The Irish Times view on the birth information Bill: the right to know

The failure for so long to vindicate adopted people’s right to such basic personal information was a cruel insult

A law to enable adopted people access their birth certs and information about their early years has been many years in the making. Activists have been demanding one for much longer. So it is good news that the Government has published draft legislation that would allow an adopted person to access a full birth certificate, baptismal cert, information about their early childhood and medical records.

The failure for so long to vindicate the right to such basic personal information was a cruel insult to adopted people. If and when the Bill passes the Oireachtas – Minister for Children Roderic O'Gorman believes it could be enacted this year – a free tracing service will be set up to help people to find their family members. That will be a landmark for tens of thousands of people.
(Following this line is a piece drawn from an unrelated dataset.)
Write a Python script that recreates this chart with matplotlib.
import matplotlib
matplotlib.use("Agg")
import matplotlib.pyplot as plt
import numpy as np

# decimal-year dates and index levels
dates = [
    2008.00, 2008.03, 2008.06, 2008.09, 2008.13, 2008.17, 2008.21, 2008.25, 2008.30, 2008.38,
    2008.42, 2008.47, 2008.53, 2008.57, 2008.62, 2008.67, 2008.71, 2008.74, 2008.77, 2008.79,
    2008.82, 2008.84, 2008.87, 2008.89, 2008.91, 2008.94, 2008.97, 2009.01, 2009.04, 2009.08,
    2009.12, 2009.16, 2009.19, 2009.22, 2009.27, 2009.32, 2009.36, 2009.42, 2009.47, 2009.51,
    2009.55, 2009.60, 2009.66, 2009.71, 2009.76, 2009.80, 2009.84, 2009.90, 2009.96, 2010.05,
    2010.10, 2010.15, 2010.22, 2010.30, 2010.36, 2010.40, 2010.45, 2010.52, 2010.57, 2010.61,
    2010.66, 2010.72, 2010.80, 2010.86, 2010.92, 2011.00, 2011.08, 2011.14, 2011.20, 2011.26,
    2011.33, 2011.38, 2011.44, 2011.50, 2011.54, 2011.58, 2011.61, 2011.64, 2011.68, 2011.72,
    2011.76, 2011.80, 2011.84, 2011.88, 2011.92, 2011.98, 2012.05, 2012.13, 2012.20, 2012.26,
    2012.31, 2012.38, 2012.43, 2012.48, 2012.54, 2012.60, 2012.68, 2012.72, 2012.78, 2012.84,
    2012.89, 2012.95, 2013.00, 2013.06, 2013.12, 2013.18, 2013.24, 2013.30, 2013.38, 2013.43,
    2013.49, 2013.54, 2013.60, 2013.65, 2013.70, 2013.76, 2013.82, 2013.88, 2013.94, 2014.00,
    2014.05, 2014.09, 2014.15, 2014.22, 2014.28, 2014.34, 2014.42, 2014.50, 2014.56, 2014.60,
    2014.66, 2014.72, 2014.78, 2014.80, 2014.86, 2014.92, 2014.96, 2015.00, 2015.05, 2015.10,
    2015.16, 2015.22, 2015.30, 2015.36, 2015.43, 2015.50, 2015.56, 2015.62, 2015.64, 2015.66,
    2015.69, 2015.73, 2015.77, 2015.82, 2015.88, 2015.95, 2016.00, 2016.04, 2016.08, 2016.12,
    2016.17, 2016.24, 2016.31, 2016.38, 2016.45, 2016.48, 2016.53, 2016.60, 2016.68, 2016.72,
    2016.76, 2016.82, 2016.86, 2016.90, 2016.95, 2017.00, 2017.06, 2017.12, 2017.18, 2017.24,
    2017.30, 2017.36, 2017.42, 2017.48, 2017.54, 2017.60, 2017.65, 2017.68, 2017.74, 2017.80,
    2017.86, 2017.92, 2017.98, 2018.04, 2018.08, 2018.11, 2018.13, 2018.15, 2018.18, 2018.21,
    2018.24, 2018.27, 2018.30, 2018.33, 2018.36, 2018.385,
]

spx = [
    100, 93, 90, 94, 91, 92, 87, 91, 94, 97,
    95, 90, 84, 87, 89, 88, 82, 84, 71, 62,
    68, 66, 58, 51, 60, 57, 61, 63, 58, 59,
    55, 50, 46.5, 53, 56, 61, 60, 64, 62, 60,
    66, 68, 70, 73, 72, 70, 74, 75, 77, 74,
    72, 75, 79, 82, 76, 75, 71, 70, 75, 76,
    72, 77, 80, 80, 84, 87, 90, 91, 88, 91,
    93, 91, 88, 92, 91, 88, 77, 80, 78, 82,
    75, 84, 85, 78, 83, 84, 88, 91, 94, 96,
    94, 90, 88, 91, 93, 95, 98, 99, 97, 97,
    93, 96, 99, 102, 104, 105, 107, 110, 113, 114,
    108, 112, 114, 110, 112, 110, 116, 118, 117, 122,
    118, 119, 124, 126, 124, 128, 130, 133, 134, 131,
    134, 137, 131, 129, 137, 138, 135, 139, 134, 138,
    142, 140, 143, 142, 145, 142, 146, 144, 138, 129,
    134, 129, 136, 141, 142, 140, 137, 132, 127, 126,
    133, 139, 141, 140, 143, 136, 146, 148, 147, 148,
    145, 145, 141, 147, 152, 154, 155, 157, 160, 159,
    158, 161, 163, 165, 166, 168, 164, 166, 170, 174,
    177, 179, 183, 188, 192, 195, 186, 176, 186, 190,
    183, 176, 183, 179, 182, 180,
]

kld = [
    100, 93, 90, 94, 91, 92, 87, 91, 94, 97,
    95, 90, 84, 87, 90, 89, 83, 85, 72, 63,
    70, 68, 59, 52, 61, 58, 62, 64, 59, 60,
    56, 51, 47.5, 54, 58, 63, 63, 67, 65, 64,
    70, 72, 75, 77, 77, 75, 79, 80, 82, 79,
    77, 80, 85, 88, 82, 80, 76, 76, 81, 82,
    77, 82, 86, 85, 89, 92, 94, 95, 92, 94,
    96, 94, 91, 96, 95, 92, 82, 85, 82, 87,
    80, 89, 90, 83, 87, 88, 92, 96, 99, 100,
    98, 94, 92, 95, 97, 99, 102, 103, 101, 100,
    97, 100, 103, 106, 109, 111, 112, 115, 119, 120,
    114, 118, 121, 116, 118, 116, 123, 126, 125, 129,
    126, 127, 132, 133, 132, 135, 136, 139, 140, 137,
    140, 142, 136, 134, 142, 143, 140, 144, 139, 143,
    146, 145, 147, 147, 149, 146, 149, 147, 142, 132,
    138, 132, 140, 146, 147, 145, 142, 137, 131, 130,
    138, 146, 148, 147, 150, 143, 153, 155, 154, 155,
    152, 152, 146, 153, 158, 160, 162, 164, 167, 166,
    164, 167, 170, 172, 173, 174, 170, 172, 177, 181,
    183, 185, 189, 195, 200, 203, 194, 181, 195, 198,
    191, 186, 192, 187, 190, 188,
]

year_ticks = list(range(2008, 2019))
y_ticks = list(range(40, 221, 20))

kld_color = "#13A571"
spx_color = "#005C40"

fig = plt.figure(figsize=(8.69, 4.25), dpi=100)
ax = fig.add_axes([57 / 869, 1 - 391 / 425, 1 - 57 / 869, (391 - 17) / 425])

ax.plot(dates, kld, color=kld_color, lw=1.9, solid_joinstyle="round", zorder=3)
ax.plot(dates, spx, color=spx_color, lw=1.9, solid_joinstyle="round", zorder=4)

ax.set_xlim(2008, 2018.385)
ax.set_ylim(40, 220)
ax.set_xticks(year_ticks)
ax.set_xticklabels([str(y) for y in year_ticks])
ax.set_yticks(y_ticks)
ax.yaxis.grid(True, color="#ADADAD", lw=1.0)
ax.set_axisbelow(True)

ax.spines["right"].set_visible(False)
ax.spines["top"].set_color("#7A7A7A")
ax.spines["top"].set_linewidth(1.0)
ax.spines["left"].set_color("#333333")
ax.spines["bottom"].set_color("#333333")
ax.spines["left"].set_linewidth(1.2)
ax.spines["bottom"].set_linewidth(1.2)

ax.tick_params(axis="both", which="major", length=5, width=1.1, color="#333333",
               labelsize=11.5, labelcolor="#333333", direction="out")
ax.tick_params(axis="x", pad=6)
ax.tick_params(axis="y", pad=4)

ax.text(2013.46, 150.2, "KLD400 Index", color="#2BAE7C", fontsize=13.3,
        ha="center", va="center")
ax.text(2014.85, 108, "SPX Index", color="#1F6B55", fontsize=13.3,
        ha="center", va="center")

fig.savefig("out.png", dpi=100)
While the Bill addresses some of the concerns that campaigners voiced over previous iterations, questions will rightly be raised about certain provisions. For example, in cases where the mother does not wish to be contacted, the individual seeking their birth cert will have to take part in an information session, either in person or by phone, where the mother’s wish for privacy will be explained to them. This is an improvement on previous plans, which included criminal penalties and statutory declarations, but it still smacks of infantilisation. Do people really need the concept of privacy explained to them? The Government says it is attempting to balance the adopted person’s right to know with some mothers’ right to privacy, and it is indeed important that the latter right be upheld, but the claim that without this specific provision for an information session the legislation “may”, in O’Gorman’s words, be unconstitutional, sounds like a stretch.

Having come this far, it should be possible to remedy issues such as these and to get the Bill passed. The process that will then begin will not be easy; for some it will be very painful or will leave many questions unresolved. But the least the State can do is to give people the chance to seek an answer to that most fundamental human question: who am I?